John F. Kennedy, the young President in 1961, embodied the ideal. He was charismatic and confident, he believed completely in America, and, to boot, was a real war hero. Kennedy was the alpha male who in the 1960 election campaign defeated the quintessential #2/loser in the person of Richard Nixon. Much of the scorn given Nixon in later years was resentment at the fact that Kennedy was dead but Nixon lived; that whatever Nixon’s abilities, he could never live up to the role. The U.S. President is not only head of government but also head of state. The position carries powerful symbolic qualities—which Ronald Reagan for one well understood. You do have to look and act the part.

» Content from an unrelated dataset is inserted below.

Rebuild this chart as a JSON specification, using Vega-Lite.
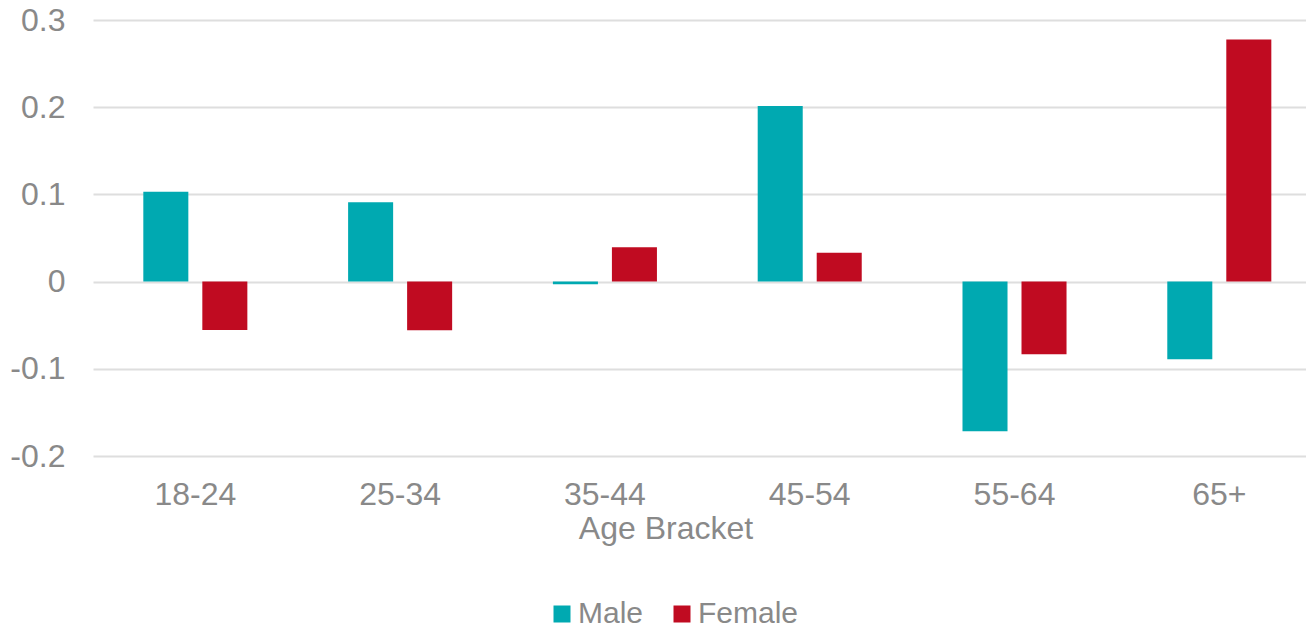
{
  "$schema": "https://vega.github.io/schema/vega-lite/v6.json",
  "width": 1213,
  "height": 436,
  "autosize": "none",
  "padding": {"left": 93, "top": 20, "right": 0, "bottom": 173},
  "background": "white",
  "config": {
    "font": "Liberation Sans",
    "view": {"stroke": null}
  },
  "data": {
    "values": [
      {"age": "18-24", "gender": "Male", "value": 0.103},
      {"age": "18-24", "gender": "Female", "value": -0.0555},
      {"age": "25-34", "gender": "Male", "value": 0.091},
      {"age": "25-34", "gender": "Female", "value": -0.0557},
      {"age": "35-44", "gender": "Male", "value": -0.003},
      {"age": "35-44", "gender": "Female", "value": 0.0395},
      {"age": "45-54", "gender": "Male", "value": 0.2015},
      {"age": "45-54", "gender": "Female", "value": 0.033},
      {"age": "55-64", "gender": "Male", "value": -0.1716},
      {"age": "55-64", "gender": "Female", "value": -0.0833},
      {"age": "65+", "gender": "Male", "value": -0.089},
      {"age": "65+", "gender": "Female", "value": 0.2775}
    ]
  },
  "mark": {"type": "bar"},
  "encoding": {
    "x": {
      "field": "age",
      "type": "nominal",
      "sort": ["18-24", "25-34", "35-44", "45-54", "55-64", "65+"],
      "scale": {"paddingInner": 0.492, "paddingOuter": 0.2075, "align": 0.592, "round": false},
      "axis": {
        "title": "Age Bracket",
        "labelAngle": 0,
        "labelFontSize": 32,
        "labelColor": "#898989",
        "labelPadding": 23,
        "ticks": false,
        "tickSize": 0,
        "domain": false,
        "titleFontSize": 32,
        "titleFontWeight": "normal",
        "titleColor": "#898989",
        "titleX": 572.5,
        "titleY": 82.6,
        "titleAlign": "center",
        "titleBaseline": "alphabetic"
      }
    },
    "xOffset": {
      "field": "gender",
      "type": "nominal",
      "sort": ["Male", "Female"],
      "scale": {"paddingInner": 0.237, "paddingOuter": 0}
    },
    "y": {
      "field": "value",
      "type": "quantitative",
      "scale": {"domain": [-0.2, 0.3], "nice": false, "zero": false},
      "axis": {
        "title": null,
        "values": [-0.2, -0.1, 0, 0.1, 0.2, 0.3],
        "labelExpr": "datum.value < 0 ? '-' + format(-datum.value, '~g') : format(datum.value, '~g')",
        "labelFontSize": 32,
        "labelColor": "#898989",
        "labelPadding": 28,
        "ticks": false,
        "tickSize": 0,
        "domain": false,
        "grid": true,
        "gridColor": "#dedede",
        "gridWidth": 2
      }
    },
    "color": {
      "field": "gender",
      "type": "nominal",
      "sort": ["Male", "Female"],
      "scale": {"domain": ["Male", "Female"], "range": ["#00a9b1", "#c00b21"]},
      "legend": {
        "title": null,
        "orient": "none",
        "direction": "horizontal",
        "legendX": 454,
        "legendY": 579,
        "padding": 0,
        "symbolType": "square",
        "symbolSize": 289,
        "symbolStrokeWidth": 0,
        "labelFontSize": 30,
        "labelColor": "#898989",
        "labelOffset": 1,
        "columnPadding": 23
      }
    }
  }
}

The 1960’s in America was about the willful destruction of the hero by the so-called counterculture, which now IS the culture. Neurotic or cynical or weak stars like Brando, Pacino, Nicholson, Hoffmann might’ve been fine actors, but no one could’ve put any of them in the role of defending a community or nation against forces of evil. Gregory Peck could successfully take on the toughest western movie bad guys in “The Bravados,” including Stephen Boyd, who a year later would be seen trying to defeat the Charlton Heston character in 1959’s “Ben Hur.” A few years later Boyd’s smirking, narcissistic and willfully bad Messala would become the Hollywood norm.
Attempts in more recent years to recreate the hero—think Stallone and Arnold—have created grunting and sadistic cartoon characters instead. They’re still more Boyd than Heston.
A civilization which has lost its cultural myths and its heroes is one without foundations, a tottery edifice waiting to be toppled, whose symbolic signal sent to the world isn’t confidence, but weakness.